- Ne anlamaz adamlar! Hiç kimse hiçbir şey anlamıyor. Bu insanlar zaten bu kadar ahmak olmasalardı, bu dünya bu kadar ahmak olmazdı.
- Eşkıyayı korkuyla sevgi yaşatır. Yalnız sevgi tek başına zayıftır. Yalnız korkuysa kindir.
- Görüş sahası ne olursa olsun, insan muhayyilesi geniştir.
- Bütün köy atıyla, eşeğiyle, sığırı, keçisi, koyunu, böcekleri, tavukları, kedileri, köpekleriyle uyuyordu. Düşmanlıkların, kinlerin, sevgilerin, korkuların, kaygıların, yiğitliklerin üstünü kalın bir uyku örtmüştü. Düşler çarpışıyordu.

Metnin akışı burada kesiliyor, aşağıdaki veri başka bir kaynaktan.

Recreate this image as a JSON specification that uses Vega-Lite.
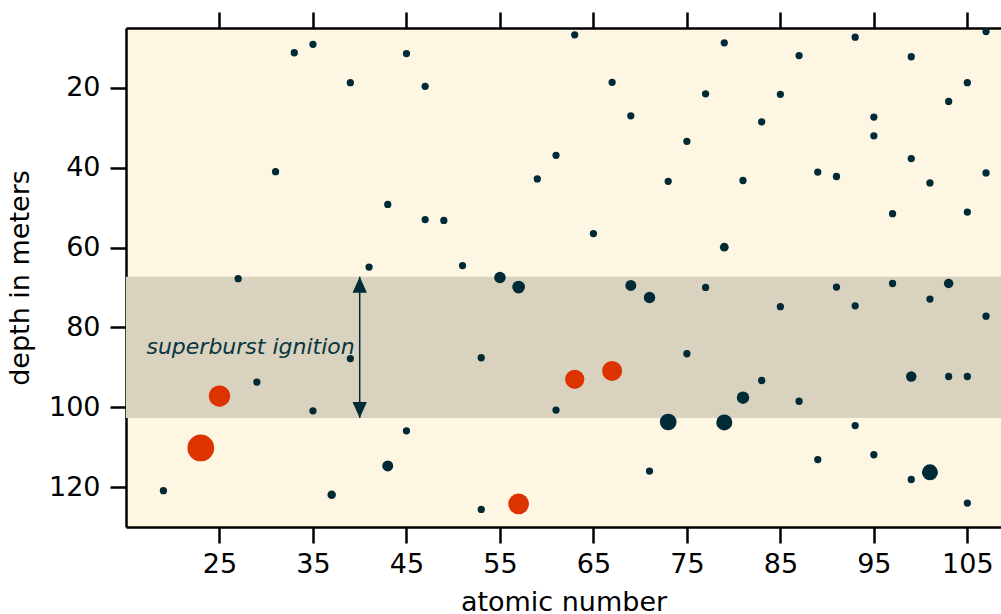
{
  "$schema": "https://vega.github.io/schema/vega-lite/v6.json",
  "width": 875,
  "height": 499,
  "autosize": {"type": "none"},
  "padding": {"left": 126, "top": 28, "right": 0, "bottom": 87},
  "background": "white",
  "config": {
    "view": {"fill": "#fdf6e3", "stroke": null},
    "font": "DejaVu Sans",
    "axis": {
      "domainColor": "black",
      "domainWidth": 2.5,
      "tickColor": "black",
      "tickWidth": 2.5,
      "tickSize": 16,
      "labelFont": "DejaVu Sans",
      "labelFontSize": 27,
      "labelColor": "black",
      "titleFont": "DejaVu Sans",
      "titleFontSize": 27,
      "titleFontWeight": "normal",
      "titleColor": "black",
      "grid": false,
      "labelPadding": 8
    }
  },
  "datasets": {
    "pts": [
      {"Z": 33, "depth": 11.2, "mag": 5.3, "kind": "normal"},
      {"Z": 35, "depth": 9.1, "mag": 5.3, "kind": "normal"},
      {"Z": 39, "depth": 18.7, "mag": 5.3, "kind": "normal"},
      {"Z": 45, "depth": 11.4, "mag": 5.3, "kind": "normal"},
      {"Z": 47, "depth": 19.6, "mag": 5.3, "kind": "normal"},
      {"Z": 31, "depth": 41.0, "mag": 5.3, "kind": "normal"},
      {"Z": 43, "depth": 49.2, "mag": 5.3, "kind": "normal"},
      {"Z": 47, "depth": 53.0, "mag": 5.3, "kind": "normal"},
      {"Z": 49, "depth": 53.2, "mag": 5.3, "kind": "normal"},
      {"Z": 41, "depth": 64.9, "mag": 5.3, "kind": "normal"},
      {"Z": 51, "depth": 64.5, "mag": 5.3, "kind": "normal"},
      {"Z": 27, "depth": 67.8, "mag": 5.3, "kind": "normal"},
      {"Z": 55, "depth": 67.5, "mag": 13.2, "kind": "normal"},
      {"Z": 57, "depth": 69.9, "mag": 16.1, "kind": "normal"},
      {"Z": 63, "depth": 6.7, "mag": 5.3, "kind": "normal"},
      {"Z": 79, "depth": 8.7, "mag": 5.3, "kind": "normal"},
      {"Z": 87, "depth": 11.9, "mag": 5.3, "kind": "normal"},
      {"Z": 93, "depth": 7.3, "mag": 5.3, "kind": "normal"},
      {"Z": 99, "depth": 12.2, "mag": 5.3, "kind": "normal"},
      {"Z": 107, "depth": 5.9, "mag": 5.3, "kind": "normal"},
      {"Z": 67, "depth": 18.6, "mag": 5.3, "kind": "normal"},
      {"Z": 77, "depth": 21.5, "mag": 5.3, "kind": "normal"},
      {"Z": 85, "depth": 21.6, "mag": 5.3, "kind": "normal"},
      {"Z": 105, "depth": 18.7, "mag": 5.3, "kind": "normal"},
      {"Z": 103, "depth": 23.4, "mag": 5.3, "kind": "normal"},
      {"Z": 69, "depth": 27.0, "mag": 5.3, "kind": "normal"},
      {"Z": 83, "depth": 28.5, "mag": 5.3, "kind": "normal"},
      {"Z": 95, "depth": 27.3, "mag": 5.3, "kind": "normal"},
      {"Z": 95, "depth": 32.0, "mag": 5.3, "kind": "normal"},
      {"Z": 75, "depth": 33.4, "mag": 5.3, "kind": "normal"},
      {"Z": 61, "depth": 36.9, "mag": 5.3, "kind": "normal"},
      {"Z": 99, "depth": 37.7, "mag": 5.3, "kind": "normal"},
      {"Z": 59, "depth": 42.8, "mag": 5.3, "kind": "normal"},
      {"Z": 73, "depth": 43.4, "mag": 5.3, "kind": "normal"},
      {"Z": 81, "depth": 43.2, "mag": 5.3, "kind": "normal"},
      {"Z": 89, "depth": 41.1, "mag": 5.3, "kind": "normal"},
      {"Z": 91, "depth": 42.2, "mag": 5.3, "kind": "normal"},
      {"Z": 101, "depth": 43.8, "mag": 5.3, "kind": "normal"},
      {"Z": 107, "depth": 41.3, "mag": 5.3, "kind": "normal"},
      {"Z": 97, "depth": 51.5, "mag": 5.3, "kind": "normal"},
      {"Z": 105, "depth": 51.1, "mag": 5.3, "kind": "normal"},
      {"Z": 65, "depth": 56.5, "mag": 5.3, "kind": "normal"},
      {"Z": 79, "depth": 59.9, "mag": 7.6, "kind": "normal"},
      {"Z": 69, "depth": 69.5, "mag": 12.0, "kind": "normal"},
      {"Z": 71, "depth": 72.5, "mag": 13.0, "kind": "normal"},
      {"Z": 77, "depth": 70.0, "mag": 5.3, "kind": "normal"},
      {"Z": 85, "depth": 74.8, "mag": 5.3, "kind": "normal"},
      {"Z": 91, "depth": 69.9, "mag": 5.3, "kind": "normal"},
      {"Z": 93, "depth": 74.6, "mag": 5.3, "kind": "normal"},
      {"Z": 97, "depth": 69.0, "mag": 5.3, "kind": "normal"},
      {"Z": 101, "depth": 72.9, "mag": 5.3, "kind": "normal"},
      {"Z": 103, "depth": 69.0, "mag": 9.0, "kind": "normal"},
      {"Z": 107, "depth": 77.2, "mag": 5.3, "kind": "normal"},
      {"Z": 75, "depth": 86.6, "mag": 5.3, "kind": "normal"},
      {"Z": 63, "depth": 93.0, "mag": 37.2, "kind": "burst"},
      {"Z": 67, "depth": 90.9, "mag": 40.0, "kind": "burst"},
      {"Z": 83, "depth": 93.3, "mag": 5.3, "kind": "normal"},
      {"Z": 99, "depth": 92.3, "mag": 11.0, "kind": "normal"},
      {"Z": 103, "depth": 92.3, "mag": 5.3, "kind": "normal"},
      {"Z": 105, "depth": 92.3, "mag": 5.3, "kind": "normal"},
      {"Z": 61, "depth": 100.7, "mag": 5.3, "kind": "normal"},
      {"Z": 81, "depth": 97.6, "mag": 15.6, "kind": "normal"},
      {"Z": 87, "depth": 98.5, "mag": 5.3, "kind": "normal"},
      {"Z": 73, "depth": 103.7, "mag": 27.9, "kind": "normal"},
      {"Z": 79, "depth": 103.8, "mag": 25.6, "kind": "normal"},
      {"Z": 93, "depth": 104.6, "mag": 5.3, "kind": "normal"},
      {"Z": 89, "depth": 113.1, "mag": 5.3, "kind": "normal"},
      {"Z": 95, "depth": 111.9, "mag": 5.3, "kind": "normal"},
      {"Z": 71, "depth": 116.0, "mag": 5.3, "kind": "normal"},
      {"Z": 99, "depth": 118.1, "mag": 5.3, "kind": "normal"},
      {"Z": 101, "depth": 116.3, "mag": 25.6, "kind": "normal"},
      {"Z": 105, "depth": 124.0, "mag": 5.3, "kind": "normal"},
      {"Z": 57, "depth": 124.2, "mag": 42.8, "kind": "burst"},
      {"Z": 39, "depth": 87.8, "mag": 5.3, "kind": "normal"},
      {"Z": 53, "depth": 87.6, "mag": 5.3, "kind": "normal"},
      {"Z": 29, "depth": 93.7, "mag": 5.3, "kind": "normal"},
      {"Z": 25, "depth": 97.2, "mag": 45.4, "kind": "burst"},
      {"Z": 35, "depth": 100.9, "mag": 5.3, "kind": "normal"},
      {"Z": 45, "depth": 105.9, "mag": 5.3, "kind": "normal"},
      {"Z": 23, "depth": 110.2, "mag": 71.3, "kind": "burst"},
      {"Z": 43, "depth": 114.7, "mag": 12.0, "kind": "normal"},
      {"Z": 19, "depth": 120.9, "mag": 5.3, "kind": "normal"},
      {"Z": 37, "depth": 121.9, "mag": 7.2, "kind": "normal"},
      {"Z": 53, "depth": 125.6, "mag": 5.3, "kind": "normal"}
    ],
    "band": [{"top": 67.3, "bottom": 102.7, "Z": 40, "label": "superburst ignition", "labelDepth": 85}]
  },
  "resolve": {"axis": {"x": "independent", "y": "independent"}},
  "layer": [
    {
      "data": {"name": "band"},
      "mark": {"type": "rect", "color": "#d9d2bf"},
      "encoding": {
        "y": {"field": "top", "type": "quantitative", "scale": {"domain": [5, 130], "reverse": true, "nice": false, "zero": false}, "axis": null},
        "y2": {"field": "bottom"}
      }
    },
    {
      "data": {"name": "pts"},
      "mark": {"type": "circle", "opacity": 1, "clip": true},
      "encoding": {
        "x": {"field": "Z", "type": "quantitative", "scale": {"domain": [15, 108.6], "nice": false, "zero": false},
              "axis": {"orient": "bottom", "title": "atomic number", "values": [25, 35, 45, 55, 65, 75, 85, 95, 105], "titlePadding": 12}},
        "y": {"field": "depth", "type": "quantitative", "scale": {"domain": [5, 130], "reverse": true, "nice": false, "zero": false},
              "axis": {"orient": "left", "title": "depth in meters", "values": [20, 40, 60, 80, 100, 120], "labelPadding": 10, "titlePadding": 14}},
        "size": {"field": "mag", "type": "quantitative", "scale": {"type": "linear", "domain": [0, 100], "range": [0, 1000], "zero": true}, "legend": null},
        "color": {"field": "kind", "type": "nominal", "scale": {"domain": ["normal", "burst"], "range": ["#002b36", "#dc3300"]}, "legend": null}
      }
    },
    {
      "data": {"name": "band"},
      "mark": {"type": "rule", "color": "#002b36", "strokeWidth": 1.5},
      "encoding": {
        "x": {"field": "Z", "type": "quantitative", "scale": {"domain": [15, 108.6], "nice": false, "zero": false}, "axis": null},
        "y": {"field": "top", "type": "quantitative", "scale": {"domain": [5, 130], "reverse": true, "nice": false, "zero": false}, "axis": null},
        "y2": {"field": "bottom"}
      }
    },
    {
      "data": {"name": "band"},
      "mark": {"type": "point", "shape": "M0,-1L-0.9,1L0.9,1Z", "filled": true, "opacity": 1, "size": 256, "color": "#002b36", "yOffset": 8},
      "encoding": {
        "x": {"field": "Z", "type": "quantitative", "scale": {"domain": [15, 108.6], "nice": false, "zero": false},
              "axis": {"orient": "top", "title": null, "labels": false, "values": [25, 35, 45, 55, 65, 75, 85, 95, 105]}},
        "y": {"field": "top", "type": "quantitative", "scale": {"domain": [5, 130], "reverse": true, "nice": false, "zero": false}, "axis": null}
      }
    },
    {
      "data": {"name": "band"},
      "mark": {"type": "point", "shape": "M0,1L-0.9,-1L0.9,-1Z", "filled": true, "opacity": 1, "size": 256, "color": "#002b36", "yOffset": -8},
      "encoding": {
        "x": {"field": "Z", "type": "quantitative", "scale": {"domain": [15, 108.6], "nice": false, "zero": false}, "axis": null},
        "y": {"field": "bottom", "type": "quantitative", "scale": {"domain": [5, 130], "reverse": true, "nice": false, "zero": false}, "axis": null}
      }
    },
    {
      "data": {"name": "band"},
      "mark": {"type": "text", "align": "right", "baseline": "middle", "dx": -5, "font": "DejaVu Sans", "fontStyle": "italic", "fontSize": 22, "color": "#073642"},
      "encoding": {
        "x": {"field": "Z", "type": "quantitative", "scale": {"domain": [15, 108.6], "nice": false, "zero": false}, "axis": null},
        "y": {"field": "labelDepth", "type": "quantitative", "scale": {"domain": [5, 130], "reverse": true, "nice": false, "zero": false}, "axis": null},
        "text": {"field": "label"}
      }
    }
  ]
}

Düşler yaşıyordu şu anda.
- - "İnsanlık öldü mü?" dedim. - "Yok" dedi, "ölmedi, ölmedi ama bir şeyler oldu, başka bir yerlerde sıkıştı kaldı herhalde?" - "Kuşlar da gitti." İnsanlıkla beraber kuşlar da bir bir yok oldu gitti?
- "İşte kuşlar da gitti." "Giderler, aldırma."
- Koca adamların çocukları dövdüğü, ötekilerin de bön bön baktığı bir ülke çürüktür, ölmüştür.
- Umutsuz olmayın, umutsuzluk kötüdür, beladır. Umutsuzluk diri, canlı, soluk alan insana yakışmaz. Umutsuzluk ancak ölülere mahsustur.
- Hızır ile İlyas her yıl dünyanın bir yerinde buluşurlar. Onlar o yıl hangi yerde buluşmuşlarsa orada bahar bir başka türlü patlar, o yıl çiçekler daha bol, daha büyük, her yılkinin birkaç misli iri açarlar. Arılar daha renkli, daha kocaman olurlar. İneklerin, koyunların sütleri daha bol, daha besleyici olur. Gök daha arı, daha başka mavilenir. Yıldızlar daha irileşir, daha parlaklaşırlar. Saplar başakları, ağaçlar çiçekleri, meyveleri götüremezler. İnsanlar o yıl daha sağlıklı olur, hiç hastalanmazlar. O yıl ölüm de olmaz. Ne bir kuş, ne bir karınca, ne arı, ne kelebek ölür.
- Dünya parayla alınır, yürek alınmaz.